Dann kommen die erwähnten Sicherheitspuffer dazu. Für die meisten gängigen USB/FW Interfaces ist 256 Samples anscheinend gar kein so unüblicher Wert. Das sind dann glatte 6ms dazu, egal wie sehr ich meinen Softwarepuffer runterschraube. Die ganz modernen FW/USB Interfaces können übrigens niedriger (und die Duet gehört dazu), aber unter 128 ist an sich nix (Ausnahme evtl. RMEs neuestes Teil, die Fireface UC).
Genau ermitteln lässt sich sowas übrigens nur durch eine analoge Messung, sprich, man jagt ein hart geschnittenes Signal einmal komplett durch die Software, führt den Ausgang auf den Eingang zurück und vergleicht's mit dem Original.
Bei meiner M-Audio FW-410 komme ich da bei 64 Samples auf eine Gesamtlatenz von knapp unter 10ms, der interne Sicherheitspuffer (an dem man absolut nix ändern kann) wird also vermutlich bei 256 Samples liegen, der Rest kommt wohl von den Wandlern. Damit liegt die, betagt wie sie ist, noch ziemlich gut im Rennen. Ähnliche Werte sind aber bspw. auch mit Native Instruments' Rig Kontrol zu erzielen. Die besten Werte auf dem FW-Markt bekommt man derzeit wohl von MotU, die können auf ca. 6-7ms Gesamtlatenz runtergedreht werden. Die Werte der Duet habe ich nicht im Kopf, sollte aber ähnlich sein.

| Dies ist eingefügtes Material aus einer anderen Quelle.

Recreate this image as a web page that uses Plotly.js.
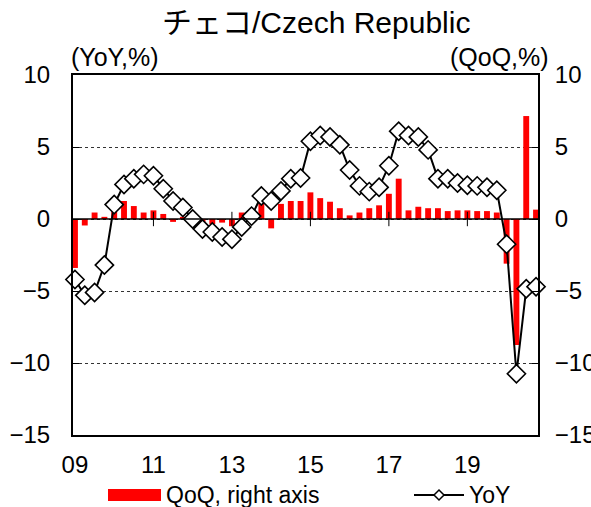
<!DOCTYPE html>
<html>
<head>
<meta charset="utf-8">
<script src="https://cdn.plot.ly/plotly-3.0.1.min.js"></script>
<style>html,body{margin:0;padding:0;background:#fff;}#chart{width:591px;height:507px;}</style>
</head>
<body>
<div id="chart"></div>
<script>
// ---- data (2009Q1 .. 2020Q4) ----
var startYear = 2009, endYear = 2020;
var quarters = [];
for (var y = startYear; y <= endYear; y++) { for (var q = 1; q <= 4; q++) quarters.push(y + 'Q' + q); }
var yoy = [-4.2,-5.3,-5.1,-3.2,1.0,2.4,2.8,3.1,3.0,2.1,1.25,0.8,
           0.0,-0.7,-0.9,-1.25,-1.4,-0.55,0.2,1.6,1.25,1.95,2.8,2.85,
           5.4,5.8,5.7,5.15,3.4,2.3,1.9,2.2,3.7,6.1,5.8,5.7,
           4.8,2.8,2.8,2.5,2.35,2.3,2.2,2.0,-1.75,-10.75,-4.85,-4.7];
var qoq = [-3.4,-0.45,0.45,0.15,0.55,1.25,0.9,0.45,0.6,0.35,-0.2,0.15,
           0.1,-0.35,-0.35,-0.25,-0.5,0.45,0.3,1.2,-0.65,1.05,1.25,1.25,
           1.85,1.45,1.2,0.75,0.25,0.45,0.75,0.95,1.75,2.8,0.6,0.85,
           0.75,0.75,0.55,0.6,0.6,0.55,0.55,0.45,-3.1,-8.75,7.15,0.65];
var xTickVals = ['2009Q1','2011Q1','2013Q1','2015Q1','2017Q1','2019Q1'];
var xTickText = ['09','11','13','15','17','19'];
var yTickVals = [-15,-10,-5,0,5,10];
var titleText = 'チェコ/Czech Republic';
var leftUnit = '(YoY,%)', rightUnit = '(QoQ,%)';
var legendBar = 'QoQ, right axis', legendLine = 'YoY';

// ---- layout geometry ----
var W = 591, H = 507, L = 73, R = 538, T = 75, B = 435;
function px(x) { return (x - L) / (R - L); }
function py(y) { return (B - y) / (B - T); }
var FONT = 'Liberation Sans, Arial, Noto Sans CJK JP, sans-serif';

var traces = [
  { type: 'bar', x: quarters, y: qoq, yaxis: 'y', marker: { color: '#FF0000', line: { width: 0 } },
    showlegend: false, hoverinfo: 'skip' },
  { type: 'scatter', mode: 'lines+markers', x: quarters, y: yoy, yaxis: 'y2',
    line: { color: '#000', width: 2 },
    marker: { symbol: 'diamond', size: 14, color: '#fff', line: { color: '#000', width: 1.6 } },
    showlegend: false, hoverinfo: 'skip', cliponaxis: false }
];

var shapes = [];
xTickVals.forEach(function (v, i) {
  if (i === 0) return;
  shapes.push({ type: 'line', xref: 'x', yref: 'y', x0: v, x1: v, y0: -0.5, y1: 0.5,
    line: { color: '#000', width: 1 }, layer: 'above' });
});
shapes.push({ type: 'line', xref: 'paper', yref: 'y', x0: 0, x1: 1, y0: 0, y1: 0,
  line: { color: '#000', width: 1.5 }, layer: 'above' });
// legend swatches
shapes.push({ type: 'rect', xref: 'paper', yref: 'paper', x0: px(108), x1: px(161), y0: py(501), y1: py(489),
  fillcolor: '#FF0000', line: { width: 0 } });
shapes.push({ type: 'line', xref: 'paper', yref: 'paper', x0: px(414), x1: px(464), y0: py(495), y1: py(495),
  line: { color: '#000', width: 2 } });
var dx = 5 / (R - L), dy = 5 / (B - T), cx = px(439), cy = py(495);
shapes.push({ type: 'path', xref: 'paper', yref: 'paper',
  path: 'M' + (cx - dx) + ',' + cy + ' L' + cx + ',' + (cy + dy) + ' L' + (cx + dx) + ',' + cy + ' L' + cx + ',' + (cy - dy) + ' Z',
  fillcolor: '#fff', line: { color: '#000', width: 1.5 } });

var annotations = [
  { text: leftUnit, xref: 'paper', yref: 'paper', x: px(115), y: py(57), showarrow: false,
    font: { family: FONT, size: 25, color: '#000' }, xanchor: 'center', yanchor: 'middle' },
  { text: rightUnit, xref: 'paper', yref: 'paper', x: px(499), y: py(57), showarrow: false,
    font: { family: FONT, size: 25, color: '#000' }, xanchor: 'center', yanchor: 'middle' },
  { text: legendBar, xref: 'paper', yref: 'paper', x: px(164), y: py(495), showarrow: false,
    font: { family: FONT, size: 23, color: '#000' }, xanchor: 'left', yanchor: 'middle' },
  { text: legendLine, xref: 'paper', yref: 'paper', x: px(467), y: py(495), showarrow: false,
    font: { family: FONT, size: 23, color: '#000' }, xanchor: 'left', yanchor: 'middle' }
];

var yCommon = {
  range: [-15, 10], tickvals: yTickVals, ticks: 'inside', ticklen: 6, tickcolor: '#000',
  showline: true, linecolor: '#000', linewidth: 2, zeroline: false,
  tickfont: { family: FONT, size: 24, color: '#000' }, fixedrange: true
};

var layout = {
  width: W, height: H,
  margin: { l: L, r: W - R, t: T, b: H - B, pad: 0 },
  paper_bgcolor: '#fff', plot_bgcolor: '#fff',
  title: { text: titleText, x: 0.535, xanchor: 'center', y: 1 - 22 / H, yanchor: 'middle',
    font: { family: FONT, size: 30, color: '#000' } },
  bargap: 0.4,
  xaxis: {
    type: 'category', categoryorder: 'array', categoryarray: quarters,
    range: [-0.2, quarters.length - 0.8],
    tickmode: 'array', tickvals: xTickVals, ticktext: xTickText, ticks: '',
    showgrid: false, showline: true, linecolor: '#000', linewidth: 2, mirror: true,
    tickfont: { family: FONT, size: 24, color: '#000' }, ticklabelstandoff: 7
  },
  yaxis: Object.assign({}, yCommon, {
    side: 'left', showgrid: true, gridcolor: '#333', griddash: 'dot', gridwidth: 1,
    ticklabelstandoff: 16
  }),
  yaxis2: Object.assign({}, yCommon, {
    side: 'right', overlaying: 'y', showgrid: false, ticklabelstandoff: 10
  }),
  shapes: shapes,
  annotations: annotations,
  showlegend: false
};

Plotly.newPlot('chart', traces, layout, { staticPlot: true });
</script>
</body>
</html>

Wie schon erwähnt, mit PCI oder PCMCIA/ExpessCard Interfaces lassen sich meist noch bessere Ergebnisse erzielen, außerdem ist es nach wie vor so, dass die Teile effizienter arbeiten, sprich, man eine (je nach Recher auch merkbare) höhere Leistungsausbeute hat.
Noch zu erwähnen wäre vielleicht, dass man sich schon mal vor Augen führen sollte, was diese Millisekunden denn im echten Leben bedeuten.
Um einen Meter zurückzulegen, braucht der Schall so um und bei 3ms (Extremtemperaturen und Unterwassergigs lassen wir jetzt mal aus dem Spiel). 10ms entsprechen also grob einer Entfernung von 3 Metern - und soweit vom Amp entfernt kann eigentlich jeder Gitarrist noch prima spielen.
Kommt natürlich noch der Meter (also weitere 3ms) dazu, der dann gerne mal zwischen Kopp und Monitoren liegt. Aber auch damit kommt man noch prima klar.
Für mich persönlich wird's bei zwei Dingen komisch:
- Latenzen über 15ms. Da fängt's dann an, sich irgendwie "zäh" anzufühlen. Das deckt sich auch mit meinen Erfahrungen auf größeren Bühnen - 5-6 Meter sind eben doch schon ganz schön weit.
- Spiel über Kopfhörer. Klar die Latenz wird nicht größer (eher kleiner, da der Meter zwischen Monitor und Ohr fehlt), aber, anders als wenn ich 3 Meter vom Amp weg stehe, kommt hier kein Raumeindruck hinzu. Das fühlt sich dann doch bisweilen einfach eigenartig an. Das Spielgefühl sagt, dass der Amp weiter weg sein sollte, das Ohr hat aber ein furztrockenes, absolut raumloses Signal. Komische Sache. Ein bischen Hall kann da manchmal helfen, aber ab und an ist's irgendwie doch einfach seltsam.
Wie dem auch sei, ich kann mit 10ms irgendwie ganz gut leben, ab 5ms und darunter sollte Software-Monitoring selbst für Drummer machbar sein (deren Kopf sich ja meist auch ca. 'n Meter vom Instrument entfernt befindet, also kennen die 3ms bereits).